Nitrous Oxide (N2O): Nitrous oxide is emitted during agricultural and industrial activities, as well as during combustion of fossil fuels and solid waste.
Fluorinated Gases: Hydrofluorocarbons, perfluorocarbons, and sulfur hexafluoride are synthetic, powerful greenhouse gases that are emitted from a variety of industrial processes. Fluorinated gases are sometimes used as substitutes for ozone-depleting substances (i.e., CFCs, HCFCs, and halons). These gases are typically emitted in smaller quantities, but because they are potent greenhouse gases, they are sometimes referred to as High Global Warming Potential gases (“High GWP gases”).
Greenhouse Gas Inventories
A greenhouse gas inventory is an accounting of the amount of greenhouse gases emitted to or removed from the atmosphere over a specific period of time (e.g., one year). A greenhouse gas inventory also provides information on the activities that cause emissions and removals, as well as background on the methods used to make the calculations. Policy makers use greenhouse gas inventories to track emission trends, develop strategies and policies and assess progress. Scientists use greenhouse gas inventories as inputs to atmospheric and economic models.
To track the national trend in emissions and removals since 1990, EPA develops the official U.S. greenhouse gas inventory each year. The national greenhouse gas inventory is submitted to the United Nations in accordance with the Framework Convention on Climate Change.
Emission Trends & Projections
Estimates of future emissions and removals depend in part on assumptions about changes in underlying human activities.

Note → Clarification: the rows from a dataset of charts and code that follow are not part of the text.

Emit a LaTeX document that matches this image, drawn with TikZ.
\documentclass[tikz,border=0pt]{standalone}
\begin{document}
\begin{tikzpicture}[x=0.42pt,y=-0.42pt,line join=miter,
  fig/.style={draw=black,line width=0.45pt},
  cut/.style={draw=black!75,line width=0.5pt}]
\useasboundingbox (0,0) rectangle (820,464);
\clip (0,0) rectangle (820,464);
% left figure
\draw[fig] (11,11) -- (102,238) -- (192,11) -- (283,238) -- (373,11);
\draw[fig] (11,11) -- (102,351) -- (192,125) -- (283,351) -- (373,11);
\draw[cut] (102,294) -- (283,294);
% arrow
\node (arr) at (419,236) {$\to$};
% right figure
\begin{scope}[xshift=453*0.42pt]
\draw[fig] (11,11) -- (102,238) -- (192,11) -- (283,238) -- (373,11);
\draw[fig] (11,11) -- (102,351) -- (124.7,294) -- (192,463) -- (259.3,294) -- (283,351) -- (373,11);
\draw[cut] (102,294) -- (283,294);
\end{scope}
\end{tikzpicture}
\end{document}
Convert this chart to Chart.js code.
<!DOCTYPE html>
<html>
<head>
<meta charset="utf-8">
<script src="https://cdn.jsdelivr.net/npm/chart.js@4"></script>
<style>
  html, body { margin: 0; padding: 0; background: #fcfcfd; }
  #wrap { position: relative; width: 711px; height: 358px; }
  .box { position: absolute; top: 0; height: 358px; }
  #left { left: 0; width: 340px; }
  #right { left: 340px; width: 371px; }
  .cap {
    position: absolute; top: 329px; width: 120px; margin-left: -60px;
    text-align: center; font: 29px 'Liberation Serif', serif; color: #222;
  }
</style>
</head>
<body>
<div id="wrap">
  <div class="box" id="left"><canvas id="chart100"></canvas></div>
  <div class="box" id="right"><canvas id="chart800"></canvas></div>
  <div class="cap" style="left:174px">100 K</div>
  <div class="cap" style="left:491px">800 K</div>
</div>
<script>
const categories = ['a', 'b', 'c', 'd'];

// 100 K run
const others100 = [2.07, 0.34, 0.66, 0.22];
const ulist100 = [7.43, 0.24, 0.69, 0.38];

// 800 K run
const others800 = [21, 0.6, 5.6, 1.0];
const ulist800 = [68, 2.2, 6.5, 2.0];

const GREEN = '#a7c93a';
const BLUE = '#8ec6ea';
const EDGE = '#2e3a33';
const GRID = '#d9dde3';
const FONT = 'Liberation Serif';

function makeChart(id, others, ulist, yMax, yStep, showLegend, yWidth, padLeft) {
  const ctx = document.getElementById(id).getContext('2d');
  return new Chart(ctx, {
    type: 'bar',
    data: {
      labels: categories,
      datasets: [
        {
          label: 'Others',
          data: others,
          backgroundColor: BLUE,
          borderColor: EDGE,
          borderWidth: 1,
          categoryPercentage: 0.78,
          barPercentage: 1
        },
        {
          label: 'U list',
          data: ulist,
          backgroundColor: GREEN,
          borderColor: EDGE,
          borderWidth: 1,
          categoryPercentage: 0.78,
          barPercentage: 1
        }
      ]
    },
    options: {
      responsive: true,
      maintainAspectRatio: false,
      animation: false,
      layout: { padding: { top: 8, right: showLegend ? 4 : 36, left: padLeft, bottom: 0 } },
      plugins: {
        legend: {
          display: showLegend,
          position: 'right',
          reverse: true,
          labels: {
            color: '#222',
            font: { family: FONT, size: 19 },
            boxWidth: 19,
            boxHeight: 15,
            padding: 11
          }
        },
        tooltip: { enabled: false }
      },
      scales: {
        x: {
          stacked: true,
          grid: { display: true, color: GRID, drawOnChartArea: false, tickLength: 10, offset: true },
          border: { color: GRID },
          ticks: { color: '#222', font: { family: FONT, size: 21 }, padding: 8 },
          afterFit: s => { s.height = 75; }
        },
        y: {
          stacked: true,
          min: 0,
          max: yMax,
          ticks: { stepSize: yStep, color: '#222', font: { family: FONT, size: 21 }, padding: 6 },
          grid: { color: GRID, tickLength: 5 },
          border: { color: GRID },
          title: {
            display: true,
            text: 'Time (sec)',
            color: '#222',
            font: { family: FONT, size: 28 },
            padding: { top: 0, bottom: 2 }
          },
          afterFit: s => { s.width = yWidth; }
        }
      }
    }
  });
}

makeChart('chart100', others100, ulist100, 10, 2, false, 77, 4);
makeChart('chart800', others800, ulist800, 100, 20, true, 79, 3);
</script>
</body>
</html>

For example, the demand for fossil fuels such as gasoline and coal is expected to increase greatly with the predicted growth of the U.S. and global economies.
The National Research Council concluded, in assessing current trends, that ’emissions of some greenhouse gases are increasing, but others are decreasing. In some cases the decreases are a result of policy decisions, while in other cases the reasons for the decrease are not well understood’ (NRC, 2001).
Many, but not all, human sources of greenhouse gas emissions are expected to rise in the future. This growth may be reduced by ongoing efforts to increase the use of newer, cleaner technologies and other measures. Additionally, our everyday choices about such things as commuting, housing, electricity use and recycling can influence the amount of greenhouse gases being emitted.